We launch Danske Bank’s FX Trading Portfolio, which will include all our directional FX trade recommendations focusing on our footprint markets in Scandinavia, EMEA and G10.
The FX Trading Portfolio is aimed at leveraged funds, currency overlay managers and trading corporates. The portfolio will showcase our strategic FX views but the timing of trade recommendations is 100% discretionary.
We currently have one live trading recommendation: short EUR/USD, target 1.25, stop-loss 1.30.
Introducing Danske Bank’s FX Trading Portfolio
We launch Danske Bank’s FX Trading Portfolio. The FX Trading Portfolio will include all our spot and outright FX trading recommendations with special focus on our footprint currencies in Scandinavia, EMEA and G10. The portfolio is aimed at leveraged funds, currency overlay managers and trading corporates. Every research piece where we introduce a new trade will include an entry, target and stop-loss level and a list of closed and open trades. All trades that are closed before a target or stop-loss have been reached or where we change the target or stop-loss level will be published.
The trade recommendations in the FX Trading Portfolio will showcase our strategic FX views but the timing of trade recommendations is 100% discretionary. Specifically, trades will be evaluated on the following criteria: 1) fundamentals (growth, inflation/monetary policy and external balances; 2) valuation; 3) positioning; 4) technicals; and 5) risk appetite. While it is not a criteria in itself that trades must fulfil all of the above, we will consistently consult this framework when evaluating new and existing trading recommendations in the portfolio.

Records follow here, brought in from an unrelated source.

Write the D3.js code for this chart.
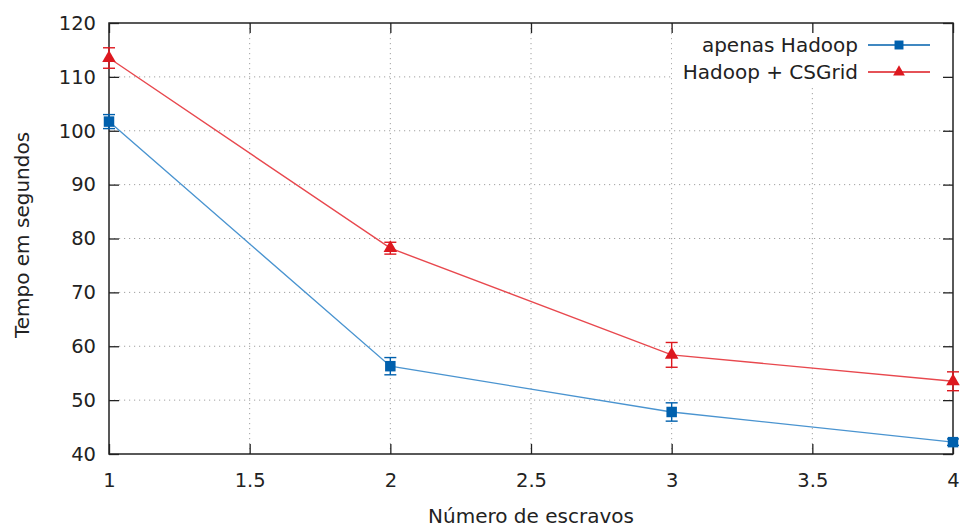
<!DOCTYPE html>
<html lang="pt">
<head>
<meta charset="UTF-8">
<title>Tempo vs escravos</title>
<script src="https://d3js.org/d3.v7.min.js"></script>
<style>
    body { margin: 0; background: #fff; }
    svg { display: block; font-family: "DejaVu Sans", sans-serif; }
</style>
</head>
<body>
<svg width="963" height="529"></svg>
<script>
    // data
    const slaves = [1, 2, 3, 4];
    const hadoopOnly = [101.7, 56.3, 47.8, 42.2];
    const hadoopOnlyErr = [1.3, 1.6, 1.7, 0.6];
    const hadoopCSGrid = [113.5, 78.2, 58.4, 53.5];
    const hadoopCSGridErr = [1.9, 1.1, 2.3, 1.75];
    const xTicks = [1, 1.5, 2, 2.5, 3, 3.5, 4];
    const yTicks = [40, 50, 60, 70, 80, 90, 100, 110, 120];
    const seriesNames = ["apenas Hadoop", "Hadoop + CSGrid"];

    const svg = d3.select("svg");
    const pLeft = 109, pRight = 953, pTop = 23, pBottom = 454;
    const fs = 19.5;

    const x = d3.scaleLinear().domain([1, 4]).range([pLeft, pRight]);
    const y = d3.scaleLinear().domain([40, 120]).range([pBottom, pTop]);

    // grid
    const grid = svg.append("g").attr("stroke", "#a0a0a0").attr("stroke-dasharray", "1.2,3.8");
    grid.selectAll(".gx").data(xTicks.slice(1, -1)).enter().append("line")
        .attr("x1", d => x(d)).attr("x2", d => x(d)).attr("y1", pTop).attr("y2", pBottom);
    grid.selectAll(".gy").data(yTicks.slice(1, -1)).enter().append("line")
        .attr("y1", d => y(d)).attr("y2", d => y(d)).attr("x1", pLeft).attr("x2", pRight);

    // key area hides the grid
    svg.append("rect").attr("x", 672).attr("y", 28).attr("width", 278).attr("height", 57).attr("fill", "#fff");

    // axes (ticks inward, mirrored)
    const tl = 10;
    const axB = svg.append("g").attr("transform", `translate(0,${pBottom})`)
        .call(d3.axisBottom(x).tickValues(xTicks).tickSize(-tl).tickPadding(19).tickFormat(d3.format("")));
    const axT = svg.append("g").attr("transform", `translate(0,${pTop})`)
        .call(d3.axisTop(x).tickValues(xTicks).tickSize(-tl).tickFormat(""));
    const axL = svg.append("g").attr("transform", `translate(${pLeft},0)`)
        .call(d3.axisLeft(y).tickValues(yTicks).tickSize(-tl).tickPadding(13));
    const axR = svg.append("g").attr("transform", `translate(${pRight},0)`)
        .call(d3.axisRight(y).tickValues(yTicks).tickSize(-tl).tickFormat(""));
    [axB, axT, axL, axR].forEach(a => {
        a.select(".domain").remove();
        a.selectAll("line").attr("stroke", "#222").attr("stroke-width", 1.3);
        a.selectAll("text").attr("font-size", fs).attr("fill", "#222")
            .attr("font-family", "DejaVu Sans, sans-serif");
    });
    svg.append("rect").attr("x", pLeft).attr("y", pTop).attr("width", pRight - pLeft).attr("height", pBottom - pTop)
        .attr("fill", "none").attr("stroke", "#222").attr("stroke-width", 1.5);

    // axis titles
    svg.append("text").attr("x", 531).attr("y", 523).attr("text-anchor", "middle")
        .attr("font-size", 20).attr("fill", "#222").text("Número de escravos");
    svg.append("text").attr("transform", `translate(29,235) rotate(-90)`)
        .attr("text-anchor", "middle").attr("font-size", 20).attr("fill", "#222").text("Tempo em segundos");

    const series = [
        { name: seriesNames[0], vals: hadoopOnly, err: hadoopOnlyErr, mark: "#0060ad", line: "#4a94d0", sym: d3.symbolSquare },
        { name: seriesNames[1], vals: hadoopCSGrid, err: hadoopCSGridErr, mark: "#dd181f", line: "#e8484e", sym: d3.symbolTriangle }
    ];

    const line = d3.line().x(d => x(d[0])).y(d => y(d[1]));

    series.forEach(s => {
        const pts = slaves.map((v, i) => [v, s.vals[i], s.err[i]]);
        const g = svg.append("g");
        g.append("path").datum(pts).attr("d", line).attr("fill", "none")
            .attr("stroke", s.line).attr("stroke-width", 1.4);
        // error bars
        const eb = g.selectAll(".eb").data(pts).enter().append("g").attr("stroke", s.mark).attr("stroke-width", 1.4);
        eb.append("line").attr("x1", d => x(d[0])).attr("x2", d => x(d[0]))
            .attr("y1", d => y(d[1] - d[2])).attr("y2", d => y(d[1] + d[2]));
        eb.append("line").attr("x1", d => x(d[0]) - 6).attr("x2", d => x(d[0]) + 6)
            .attr("y1", d => y(d[1] - d[2])).attr("y2", d => y(d[1] - d[2]));
        eb.append("line").attr("x1", d => x(d[0]) - 6).attr("x2", d => x(d[0]) + 6)
            .attr("y1", d => y(d[1] + d[2])).attr("y2", d => y(d[1] + d[2]));
        g.selectAll(".pt").data(pts).enter().append("path")
            .attr("d", d3.symbol().type(s.sym).size(s.sym === d3.symbolSquare ? 110 : 80))
            .attr("transform", d => `translate(${x(d[0])},${y(d[1])})`)
            .attr("fill", s.mark);
    });

    // key
    series.forEach((s, i) => {
        const ky = 45 + i * 27;
        svg.append("text").attr("x", 858).attr("y", ky + 7).attr("text-anchor", "end")
            .attr("font-size", 20).attr("fill", "#222").text(s.name);
        svg.append("line").attr("x1", 868).attr("x2", 930).attr("y1", ky).attr("y2", ky)
            .attr("stroke", s.mark).attr("stroke-width", 1.4);
        svg.append("path").attr("d", d3.symbol().type(s.sym).size(s.sym === d3.symbolSquare ? 80 : 60))
            .attr("transform", `translate(899,${ky})`).attr("fill", s.mark);
    });
</script>
</body>
</html>
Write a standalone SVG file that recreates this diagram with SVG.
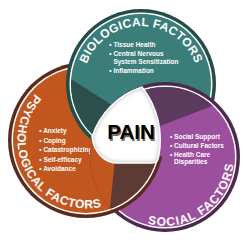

The FX Trading Portfolio incorporates our existing open trade recommendations that have not been closed prior to this publication. Hence, we book a profit of 7.02% on our long GBP/JPY trade recommendation, which hit the target of 180 on 19 September. We maintain our short EUR/USD trade recommendation, at a target of 1.25, where we lower our stop-loss level to 1.30 from 1.35. To be short EUR/USD is the biggest consensus macro trade but it is still right. The USD’s role as an asset currency is increasing as the US simply delivers higher expected returns regardless of whether one invests in equities, fixed income or real estate. We favour expressing our bullish USD view versus EUR as FX hedging flows on the back of ECB easing will weaken the common currency.